**Required work**
Skip the pictures. Reproduce all other material exactly.

**Supplied data**

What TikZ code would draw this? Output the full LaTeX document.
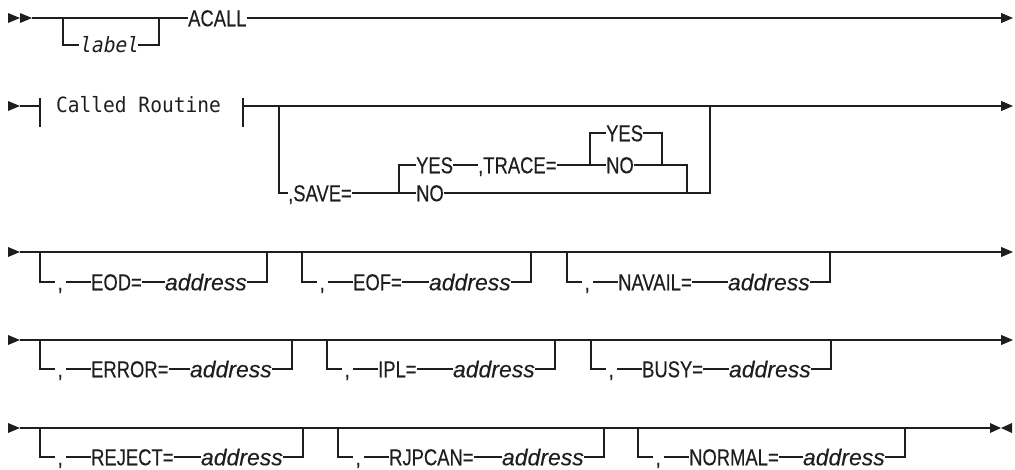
\documentclass[tikz,border=0pt]{standalone}
\usepackage{fontspec}
\usetikzlibrary{arrows.meta}
\definecolor{ink}{HTML}{1E1E1E}
\newfontfamily\kwfam[FakeStretch=0.8,FakeBold=0.3]{Liberation Sans}
\newfontfamily\adfam[FakeBold=0.25]{Liberation Sans}
\newfontfamily\mofam[FakeStretch=0.93]{DejaVu Sans Mono}
\newfontfamily\mofamsl[FakeStretch=0.93,FakeSlant=0.2]{DejaVu Sans Mono}
\tikzset{
 ln/.style={draw=ink, line width=1.2pt},
 endarr/.style={ln, -{Triangle[length=12pt,width=10pt]}},
 kw/.style={inner sep=0pt, anchor=west, text=ink, font=\kwfam\fontsize{23}{23}\selectfont, text height=16.5pt, text depth=0pt},
 commanode/.style={kw, inner xsep=2.5pt},
 ad/.style={kw, font=\adfam\itshape\fontsize{23}{23}\selectfont},
 mono/.style={kw, font=\mofam\fontsize{21}{21}\selectfont, text height=15.3pt},
 monosl/.style={mono, font=\mofamsl\fontsize{21}{21}\selectfont},
 tri/.style={fill=ink, draw=none}
}
% optional branch: id, left x, right x, main y, branch y, keyword
\newcommand\optb[6]{%
 \coordinate (#1a) at (#2,#4);
 \coordinate (#1z) at (#3,#4);
 \node[commanode] (#1c) at (#2+15,#5) {,};
 \node[kw] (#1k) at (#2+51,#5) {#6};
 \node[ad,anchor=east] (#1d) at (#3-20,#5) {address};
 \draw[ln] (#1a) |- (#1c.west);
 \draw[ln] (#1c.east) -- (#1k.west);
 \draw[ln] (#1k.east) -- (#1d.west);
 \draw[ln] (#1d.east) -| (#1z);
}
\begin{document}
\begin{tikzpicture}[x=1pt,y=-1pt]
\useasboundingbox (0,0) rectangle (1015,469);
% ---------- row 1
\fill[tri] (8,13) -- (20,18) -- (8,23) -- cycle;
\fill[tri] (20,13) -- (32,18) -- (20,23) -- cycle;
\coordinate (r1s) at (32,18);
\coordinate (r1e) at (1013,18);
\node[kw] (acall) at (188,18) {ACALL};
\draw[ln] (r1s) -- (acall.west);
\draw[endarr] (acall.east) -- (r1e);
\coordinate (lba) at (63,18);
\coordinate (lbz) at (159,18);
\node[monosl] (label) at (79,45) {label};
\draw[ln] (lba) |- (label.west);
\draw[ln] (label.east) -| (lbz);
% ---------- row 2
\fill[tri] (8,101) -- (20,106) -- (8,111) -- cycle;
\coordinate (r2s) at (20,106);
\coordinate (b1) at (40,106);
\coordinate (b1t) at (40,98);
\coordinate (b1b) at (40,127);
\draw[ln] (r2s) -- (b1);
\draw[ln] (b1t) -- (b1b);
\node[mono] (called) at (56,105) {Called Routine};
\coordinate (b2) at (243,106);
\coordinate (b2t) at (243,98);
\coordinate (b2b) at (243,127);
\draw[ln] (b2t) -- (b2b);
\coordinate (r2e) at (1013,106);
\draw[endarr] (b2) -- (r2e);
% SAVE / TRACE
\coordinate (sva) at (279,106);
\coordinate (svz) at (710,106);
\node[kw] (save) at (288,193) {,SAVE=};
\coordinate (s1) at (399,193);
\node[kw] (syes) at (416,165) {YES};
\node[kw] (sno) at (416,193) {NO};
\node[kw] (trace) at (478,165) {,TRACE=};
\coordinate (s2) at (590,165);
\node[kw] (tyes) at (606,133) {YES};
\node[kw] (tno) at (606,165) {NO};
\coordinate (tj) at (662,165);
\coordinate (sj) at (687,193);
\draw[ln] (sva) |- (save.west);
\draw[ln] (save.east) -- (s1) -- (sno.west);
\draw[ln] (s1) |- (syes.west);
\draw[ln] (syes.east) -- (trace.west);
\draw[ln] (trace.east) -- (s2) -- (tno.west);
\draw[ln] (s2) |- (tyes.west);
\draw[ln] (tyes.east) -| (tj);
\draw[ln] (tno.east) -| (sj);
\draw[ln] (sno.east) -- (sj) -| (svz);
% ---------- row 3
\fill[tri] (8,247) -- (20,252) -- (8,257) -- cycle;
\coordinate (r3s) at (20,252);
\coordinate (r3e) at (1013,252);
\draw[endarr] (r3s) -- (r3e);
\optb{a}{40}{267}{252}{282}{EOD=}
\optb{b}{302}{531}{252}{282}{EOF=}
\optb{c}{567}{830}{252}{282}{NAVAIL=}
% ---------- row 4
\fill[tri] (8,335) -- (20,340) -- (8,345) -- cycle;
\coordinate (r4s) at (20,340);
\coordinate (r4e) at (1013,340);
\draw[endarr] (r4s) -- (r4e);
\optb{d}{40}{292}{340}{369}{ERROR=}
\optb{e}{327}{555}{340}{369}{IPL=}
\optb{f}{591}{831}{340}{369}{BUSY=}
% ---------- row 5
\fill[tri] (8,423) -- (20,428) -- (8,433) -- cycle;
\coordinate (r5s) at (20,428);
\coordinate (r5e) at (990,428);
\draw[ln] (r5s) -- (r5e);
\fill[tri] (990,423) -- (1001,428) -- (990,433) -- cycle;
\fill[tri] (1012,423) -- (1001,428) -- (1012,433) -- cycle;
\optb{g}{40}{303}{428}{457}{REJECT=}
\optb{h}{338}{604}{428}{457}{RJPCAN=}
\optb{i}{638}{905}{428}{457}{NORMAL=}
\coordinate (thk1) at (911,428);
\coordinate (thk2) at (934,428);
\draw[draw=ink, line width=2.4pt] (thk1) -- (thk2);
\end{tikzpicture}
\end{document}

**Answer to this task**
What TikZ code would draw this? Output the full LaTeX document.
\documentclass[tikz,border=0pt]{standalone}
\usepackage{fontspec}
\usetikzlibrary{arrows.meta}
\definecolor{ink}{HTML}{1E1E1E}
\newfontfamily\kwfam[FakeStretch=0.8,FakeBold=0.3]{Liberation Sans}
\newfontfamily\adfam[FakeBold=0.25]{Liberation Sans}
\newfontfamily\mofam[FakeStretch=0.93]{DejaVu Sans Mono}
\newfontfamily\mofamsl[FakeStretch=0.93,FakeSlant=0.2]{DejaVu Sans Mono}
\tikzset{
 ln/.style={draw=ink, line width=1.2pt},
 endarr/.style={ln, -{Triangle[length=12pt,width=10pt]}},
 kw/.style={inner sep=0pt, anchor=west, text=ink, font=\kwfam\fontsize{23}{23}\selectfont, text height=16.5pt, text depth=0pt},
 commanode/.style={kw, inner xsep=2.5pt},
 ad/.style={kw, font=\adfam\itshape\fontsize{23}{23}\selectfont},
 mono/.style={kw, font=\mofam\fontsize{21}{21}\selectfont, text height=15.3pt},
 monosl/.style={mono, font=\mofamsl\fontsize{21}{21}\selectfont},
 tri/.style={fill=ink, draw=none}
}
% optional branch: id, left x, right x, main y, branch y, keyword
\newcommand\optb[6]{%
 \coordinate (#1a) at (#2,#4);
 \coordinate (#1z) at (#3,#4);
 \node[commanode] (#1c) at (#2+15,#5) {,};
 \node[kw] (#1k) at (#2+51,#5) {#6};
 \node[ad,anchor=east] (#1d) at (#3-20,#5) {address};
 \draw[ln] (#1a) |- (#1c.west);
 \draw[ln] (#1c.east) -- (#1k.west);
 \draw[ln] (#1k.east) -- (#1d.west);
 \draw[ln] (#1d.east) -| (#1z);
}
\begin{document}
\begin{tikzpicture}[x=1pt,y=-1pt]
\useasboundingbox (0,0) rectangle (1015,469);
% ---------- row 1
\fill[tri] (8,13) -- (20,18) -- (8,23) -- cycle;
\fill[tri] (20,13) -- (32,18) -- (20,23) -- cycle;
\coordinate (r1s) at (32,18);
\coordinate (r1e) at (1013,18);
\node[kw] (acall) at (188,18) {ACALL};
\draw[ln] (r1s) -- (acall.west);
\draw[endarr] (acall.east) -- (r1e);
\coordinate (lba) at (63,18);
\coordinate (lbz) at (159,18);
\node[monosl] (label) at (79,45) {label};
\draw[ln] (lba) |- (label.west);
\draw[ln] (label.east) -| (lbz);
% ---------- row 2
\fill[tri] (8,101) -- (20,106) -- (8,111) -- cycle;
\coordinate (r2s) at (20,106);
\coordinate (b1) at (40,106);
\coordinate (b1t) at (40,98);
\coordinate (b1b) at (40,127);
\draw[ln] (r2s) -- (b1);
\draw[ln] (b1t) -- (b1b);
\node[mono] (called) at (56,105) {Called Routine};
\coordinate (b2) at (243,106);
\coordinate (b2t) at (243,98);
\coordinate (b2b) at (243,127);
\draw[ln] (b2t) -- (b2b);
\coordinate (r2e) at (1013,106);
\draw[endarr] (b2) -- (r2e);
% SAVE / TRACE
\coordinate (sva) at (279,106);
\coordinate (svz) at (710,106);
\node[kw] (save) at (288,193) {,SAVE=};
\coordinate (s1) at (399,193);
\node[kw] (syes) at (416,165) {YES};
\node[kw] (sno) at (416,193) {NO};
\node[kw] (trace) at (478,165) {,TRACE=};
\coordinate (s2) at (590,165);
\node[kw] (tyes) at (606,133) {YES};
\node[kw] (tno) at (606,165) {NO};
\coordinate (tj) at (662,165);
\coordinate (sj) at (687,193);
\draw[ln] (sva) |- (save.west);
\draw[ln] (save.east) -- (s1) -- (sno.west);
\draw[ln] (s1) |- (syes.west);
\draw[ln] (syes.east) -- (trace.west);
\draw[ln] (trace.east) -- (s2) -- (tno.west);
\draw[ln] (s2) |- (tyes.west);
\draw[ln] (tyes.east) -| (tj);
\draw[ln] (tno.east) -| (sj);
\draw[ln] (sno.east) -- (sj) -| (svz);
% ---------- row 3
\fill[tri] (8,247) -- (20,252) -- (8,257) -- cycle;
\coordinate (r3s) at (20,252);
\coordinate (r3e) at (1013,252);
\draw[endarr] (r3s) -- (r3e);
\optb{a}{40}{267}{252}{282}{EOD=}
\optb{b}{302}{531}{252}{282}{EOF=}
\optb{c}{567}{830}{252}{282}{NAVAIL=}
% ---------- row 4
\fill[tri] (8,335) -- (20,340) -- (8,345) -- cycle;
\coordinate (r4s) at (20,340);
\coordinate (r4e) at (1013,340);
\draw[endarr] (r4s) -- (r4e);
\optb{d}{40}{292}{340}{369}{ERROR=}
\optb{e}{327}{555}{340}{369}{IPL=}
\optb{f}{591}{831}{340}{369}{BUSY=}
% ---------- row 5
\fill[tri] (8,423) -- (20,428) -- (8,433) -- cycle;
\coordinate (r5s) at (20,428);
\coordinate (r5e) at (990,428);
\draw[ln] (r5s) -- (r5e);
\fill[tri] (990,423) -- (1001,428) -- (990,433) -- cycle;
\fill[tri] (1012,423) -- (1001,428) -- (1012,433) -- cycle;
\optb{g}{40}{303}{428}{457}{REJECT=}
\optb{h}{338}{604}{428}{457}{RJPCAN=}
\optb{i}{638}{905}{428}{457}{NORMAL=}
\coordinate (thk1) at (911,428);
\coordinate (thk2) at (934,428);
\draw[draw=ink, line width=2.4pt] (thk1) -- (thk2);
\end{tikzpicture}
\end{document}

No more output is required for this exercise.